[PROBLEM]
Faithfully return all lines, omitting every embedded picture.

◆ ◆ ◆ ◆ ◆

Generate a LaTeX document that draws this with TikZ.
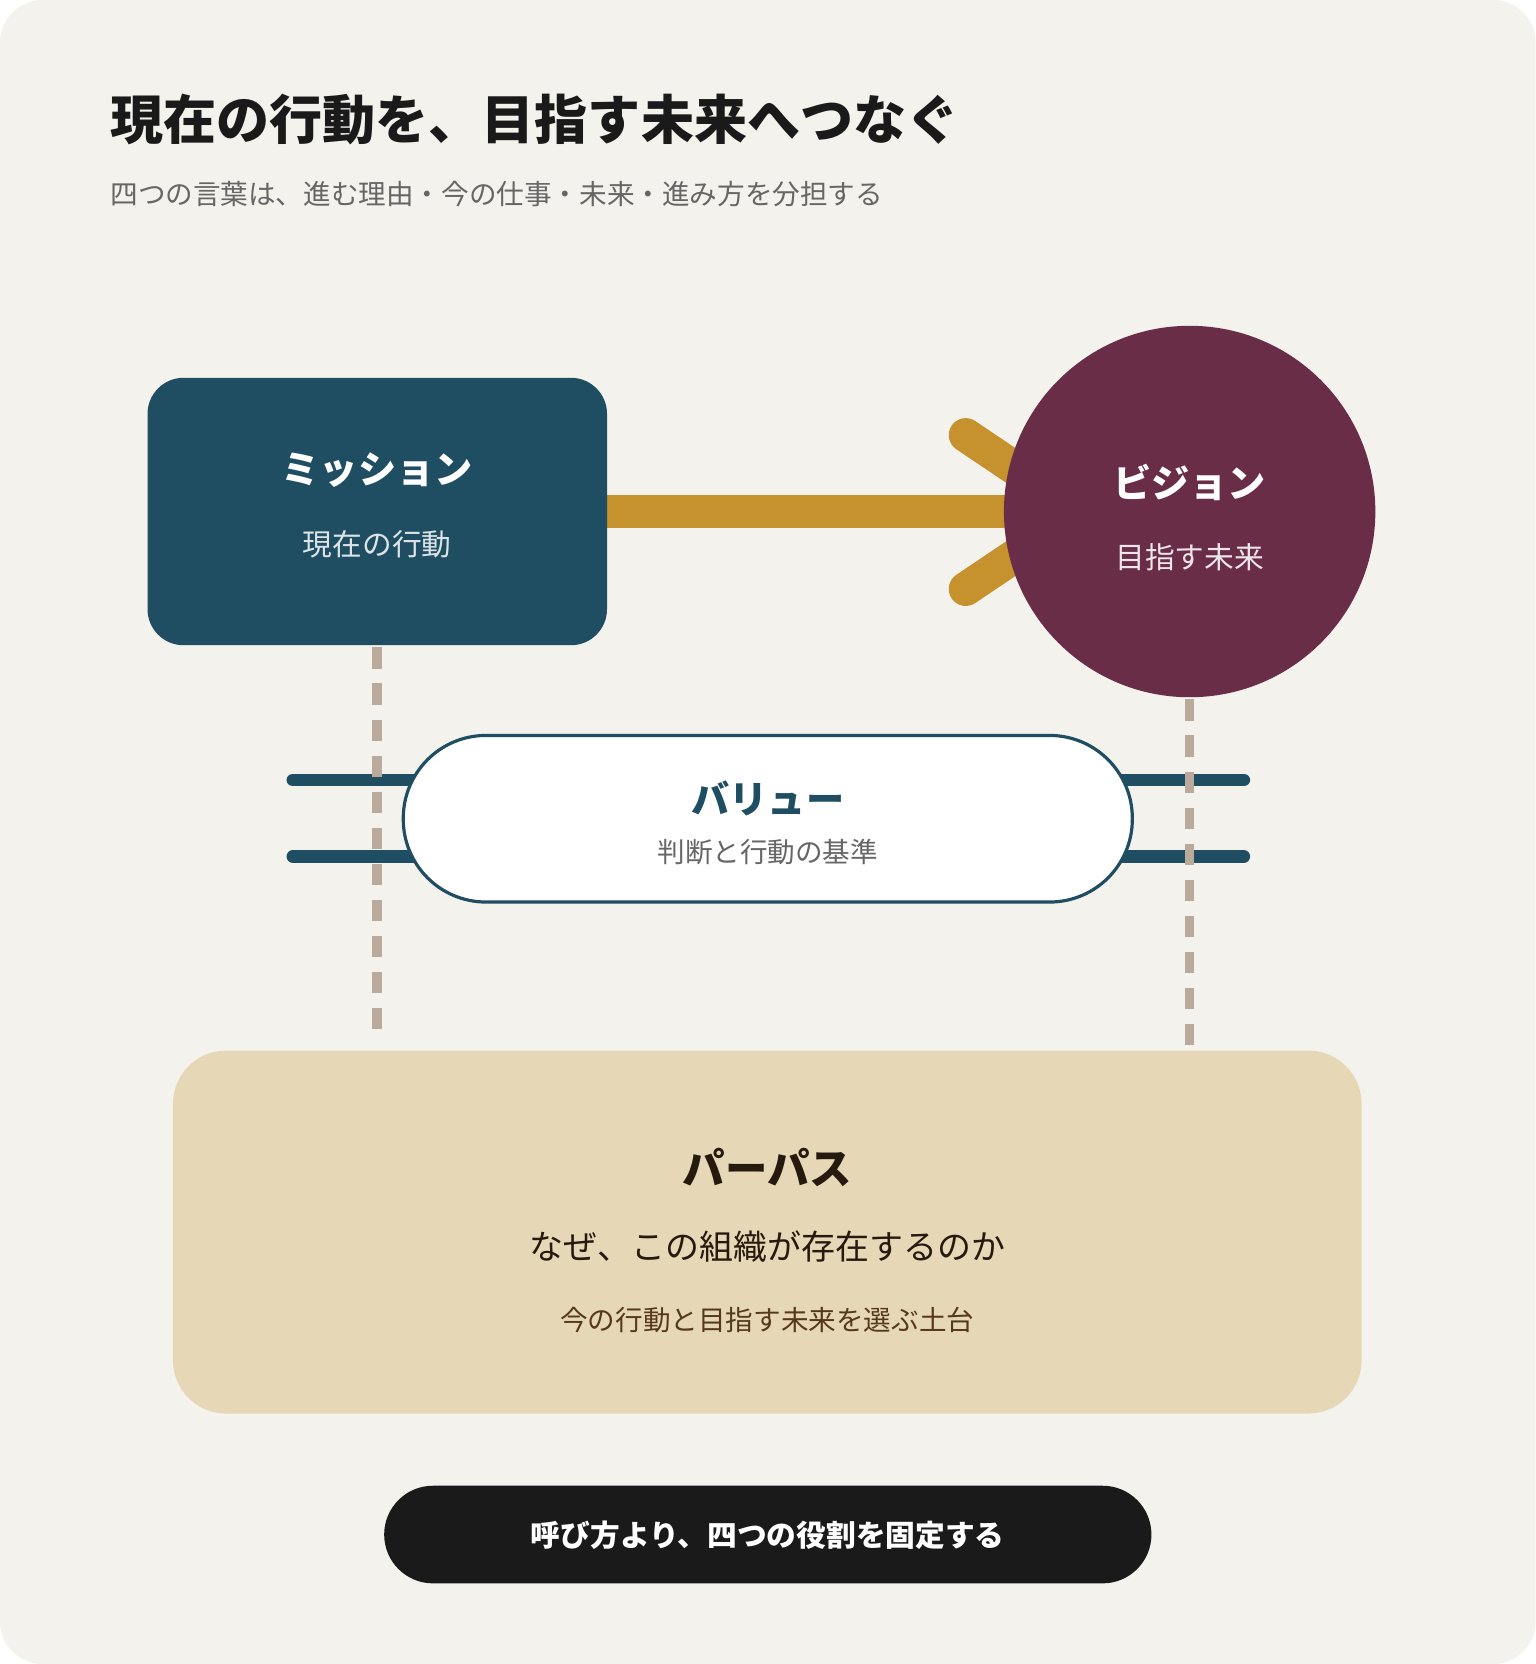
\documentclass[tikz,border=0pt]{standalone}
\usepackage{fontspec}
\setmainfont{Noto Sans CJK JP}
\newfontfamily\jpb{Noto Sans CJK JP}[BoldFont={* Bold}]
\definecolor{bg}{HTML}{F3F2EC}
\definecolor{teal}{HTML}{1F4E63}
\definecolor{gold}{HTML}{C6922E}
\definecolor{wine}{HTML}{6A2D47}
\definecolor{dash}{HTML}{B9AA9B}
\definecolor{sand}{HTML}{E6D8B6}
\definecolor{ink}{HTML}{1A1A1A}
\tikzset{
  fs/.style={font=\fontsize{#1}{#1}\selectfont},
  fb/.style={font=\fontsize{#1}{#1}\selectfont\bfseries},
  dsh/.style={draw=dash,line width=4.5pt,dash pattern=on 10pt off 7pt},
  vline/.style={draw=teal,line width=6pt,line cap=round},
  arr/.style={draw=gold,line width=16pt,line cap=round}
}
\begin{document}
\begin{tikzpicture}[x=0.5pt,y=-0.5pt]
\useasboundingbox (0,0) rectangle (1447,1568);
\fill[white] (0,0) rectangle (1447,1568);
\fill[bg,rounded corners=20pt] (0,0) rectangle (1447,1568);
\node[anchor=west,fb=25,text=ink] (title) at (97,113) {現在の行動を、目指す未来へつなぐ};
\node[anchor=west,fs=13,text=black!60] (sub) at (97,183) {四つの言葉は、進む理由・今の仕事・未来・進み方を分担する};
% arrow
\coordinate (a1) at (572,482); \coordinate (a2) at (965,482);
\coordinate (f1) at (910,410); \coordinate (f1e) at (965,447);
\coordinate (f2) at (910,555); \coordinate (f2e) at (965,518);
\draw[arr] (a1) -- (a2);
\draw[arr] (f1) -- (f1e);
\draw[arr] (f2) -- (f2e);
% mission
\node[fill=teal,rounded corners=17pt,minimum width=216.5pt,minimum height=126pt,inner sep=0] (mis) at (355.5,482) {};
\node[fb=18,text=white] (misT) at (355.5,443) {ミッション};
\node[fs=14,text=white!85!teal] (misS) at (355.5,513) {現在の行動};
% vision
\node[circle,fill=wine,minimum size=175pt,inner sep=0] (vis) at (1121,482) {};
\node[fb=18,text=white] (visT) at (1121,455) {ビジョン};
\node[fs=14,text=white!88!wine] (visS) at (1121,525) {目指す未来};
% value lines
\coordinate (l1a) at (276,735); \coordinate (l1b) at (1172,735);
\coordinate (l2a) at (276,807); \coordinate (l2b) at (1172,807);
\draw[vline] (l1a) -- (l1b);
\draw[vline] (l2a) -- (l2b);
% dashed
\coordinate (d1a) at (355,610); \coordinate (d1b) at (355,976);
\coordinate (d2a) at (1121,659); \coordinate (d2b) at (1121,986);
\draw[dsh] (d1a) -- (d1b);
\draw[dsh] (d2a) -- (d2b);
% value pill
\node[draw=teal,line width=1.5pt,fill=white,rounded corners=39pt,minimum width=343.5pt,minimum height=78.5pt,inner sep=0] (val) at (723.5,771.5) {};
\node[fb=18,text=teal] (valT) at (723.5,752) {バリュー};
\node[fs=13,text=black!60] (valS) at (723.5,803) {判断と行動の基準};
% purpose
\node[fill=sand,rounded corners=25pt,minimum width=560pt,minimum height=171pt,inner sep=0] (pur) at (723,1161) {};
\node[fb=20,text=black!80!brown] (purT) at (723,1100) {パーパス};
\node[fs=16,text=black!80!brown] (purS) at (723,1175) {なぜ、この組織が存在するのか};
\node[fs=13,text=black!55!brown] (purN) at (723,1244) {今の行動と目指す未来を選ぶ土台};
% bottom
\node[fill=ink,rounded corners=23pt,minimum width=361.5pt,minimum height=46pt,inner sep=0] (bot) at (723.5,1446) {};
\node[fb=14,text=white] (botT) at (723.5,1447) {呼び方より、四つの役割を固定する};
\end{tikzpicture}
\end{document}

◆ ◆ ◆ ◆ ◆

[OUTPUT OF THE TASK]
Generate a LaTeX document that draws this with TikZ.
\documentclass[tikz,border=0pt]{standalone}
\usepackage{fontspec}
\setmainfont{Noto Sans CJK JP}
\newfontfamily\jpb{Noto Sans CJK JP}[BoldFont={* Bold}]
\definecolor{bg}{HTML}{F3F2EC}
\definecolor{teal}{HTML}{1F4E63}
\definecolor{gold}{HTML}{C6922E}
\definecolor{wine}{HTML}{6A2D47}
\definecolor{dash}{HTML}{B9AA9B}
\definecolor{sand}{HTML}{E6D8B6}
\definecolor{ink}{HTML}{1A1A1A}
\tikzset{
  fs/.style={font=\fontsize{#1}{#1}\selectfont},
  fb/.style={font=\fontsize{#1}{#1}\selectfont\bfseries},
  dsh/.style={draw=dash,line width=4.5pt,dash pattern=on 10pt off 7pt},
  vline/.style={draw=teal,line width=6pt,line cap=round},
  arr/.style={draw=gold,line width=16pt,line cap=round}
}
\begin{document}
\begin{tikzpicture}[x=0.5pt,y=-0.5pt]
\useasboundingbox (0,0) rectangle (1447,1568);
\fill[white] (0,0) rectangle (1447,1568);
\fill[bg,rounded corners=20pt] (0,0) rectangle (1447,1568);
\node[anchor=west,fb=25,text=ink] (title) at (97,113) {現在の行動を、目指す未来へつなぐ};
\node[anchor=west,fs=13,text=black!60] (sub) at (97,183) {四つの言葉は、進む理由・今の仕事・未来・進み方を分担する};
% arrow
\coordinate (a1) at (572,482); \coordinate (a2) at (965,482);
\coordinate (f1) at (910,410); \coordinate (f1e) at (965,447);
\coordinate (f2) at (910,555); \coordinate (f2e) at (965,518);
\draw[arr] (a1) -- (a2);
\draw[arr] (f1) -- (f1e);
\draw[arr] (f2) -- (f2e);
% mission
\node[fill=teal,rounded corners=17pt,minimum width=216.5pt,minimum height=126pt,inner sep=0] (mis) at (355.5,482) {};
\node[fb=18,text=white] (misT) at (355.5,443) {ミッション};
\node[fs=14,text=white!85!teal] (misS) at (355.5,513) {現在の行動};
% vision
\node[circle,fill=wine,minimum size=175pt,inner sep=0] (vis) at (1121,482) {};
\node[fb=18,text=white] (visT) at (1121,455) {ビジョン};
\node[fs=14,text=white!88!wine] (visS) at (1121,525) {目指す未来};
% value lines
\coordinate (l1a) at (276,735); \coordinate (l1b) at (1172,735);
\coordinate (l2a) at (276,807); \coordinate (l2b) at (1172,807);
\draw[vline] (l1a) -- (l1b);
\draw[vline] (l2a) -- (l2b);
% dashed
\coordinate (d1a) at (355,610); \coordinate (d1b) at (355,976);
\coordinate (d2a) at (1121,659); \coordinate (d2b) at (1121,986);
\draw[dsh] (d1a) -- (d1b);
\draw[dsh] (d2a) -- (d2b);
% value pill
\node[draw=teal,line width=1.5pt,fill=white,rounded corners=39pt,minimum width=343.5pt,minimum height=78.5pt,inner sep=0] (val) at (723.5,771.5) {};
\node[fb=18,text=teal] (valT) at (723.5,752) {バリュー};
\node[fs=13,text=black!60] (valS) at (723.5,803) {判断と行動の基準};
% purpose
\node[fill=sand,rounded corners=25pt,minimum width=560pt,minimum height=171pt,inner sep=0] (pur) at (723,1161) {};
\node[fb=20,text=black!80!brown] (purT) at (723,1100) {パーパス};
\node[fs=16,text=black!80!brown] (purS) at (723,1175) {なぜ、この組織が存在するのか};
\node[fs=13,text=black!55!brown] (purN) at (723,1244) {今の行動と目指す未来を選ぶ土台};
% bottom
\node[fill=ink,rounded corners=23pt,minimum width=361.5pt,minimum height=46pt,inner sep=0] (bot) at (723.5,1446) {};
\node[fb=14,text=white] (botT) at (723.5,1447) {呼び方より、四つの役割を固定する};
\end{tikzpicture}
\end{document}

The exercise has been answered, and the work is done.